One can take solace in the fact that the H5 strain of influenza is believed to have the most difficulty transporting itself into humans, and mutating to become a human transmitted illness. However, with the recent news that this particular strain of bird flu has been officially found in pigs, our nearest relatives on the agricultural food chain, and the possibility of three cases in Thailand of human transmission, it seems eminently possible that our last saving grace has been quashed.
For those 900,000 people assured of getting an immunisation jab, it is not even definitive that they will not stand a chance of catching the disease. One of the reasons that the common cold still plagues the lives of millions every year is that, like all forms of influenza, it is a virus, and not a bacterium-based illness. Virii can not be treated effectively by active or passive immunisation, and the fact that they so willingly mutate into more deadly, medicine-resistant strains makes the chance of escaping the reaches of the virus yet smaller. The stockpile which the Government has is woefully small, and the stockpile which they are building is still not enough to immunise even half of the British population. Just over fourteen and a half million jabs have been ordered, at an expense of £100 million, and when they arrive in March 2007, it will be either too little, or too late.

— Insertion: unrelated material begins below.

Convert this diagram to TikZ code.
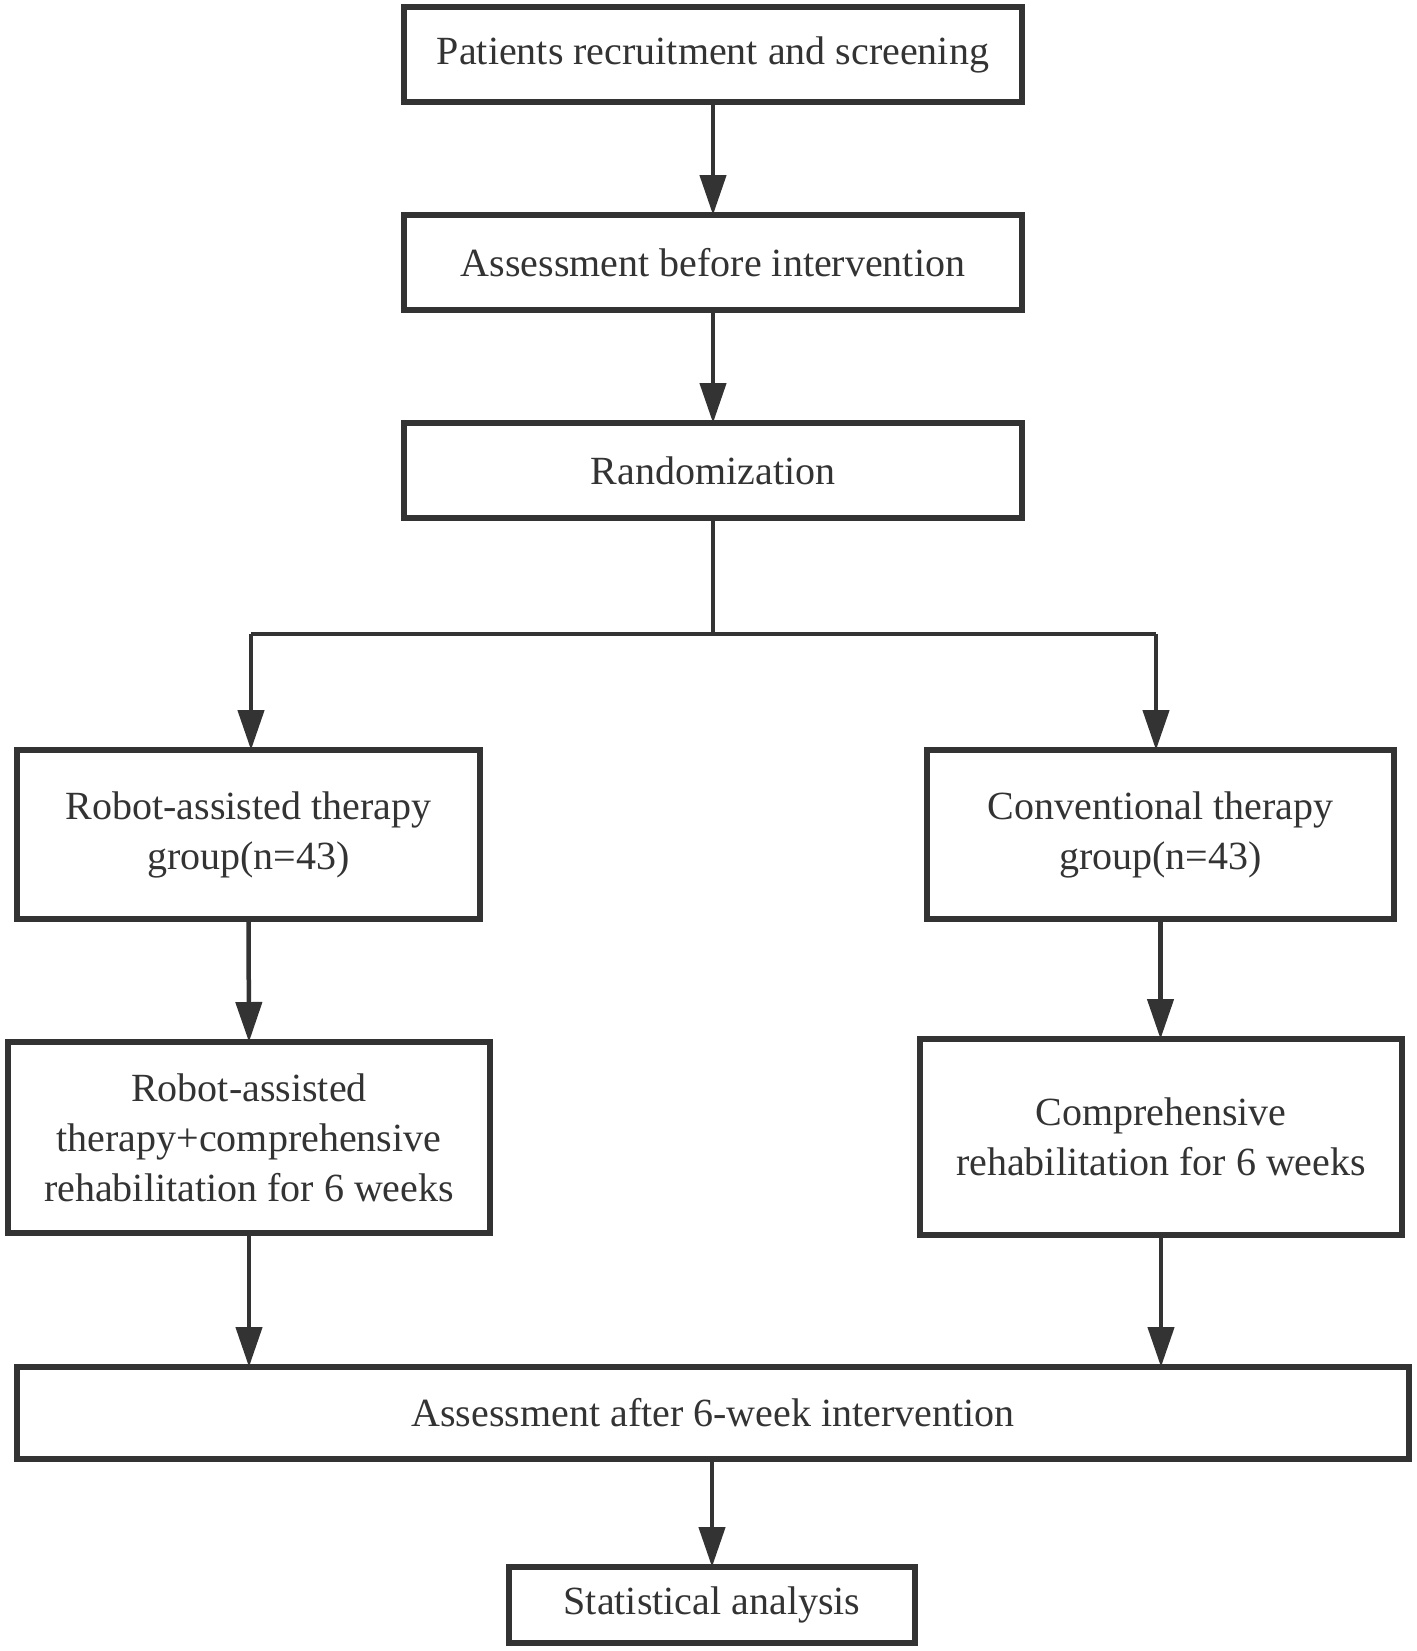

According to experts, if bird flu is transmitted to humans, somewhere between five and ten percent of the population will die. One must ask why, exactly, when the most abhorrent disease in nearly 100 years is just weeks - or days - away from landing on our shores, we have not followed the lead of the Dutch authorities, and isolated our fowl to try and create a stopgap in the hope of avoiding deaths reaching up into the thousands, or indeed, millions.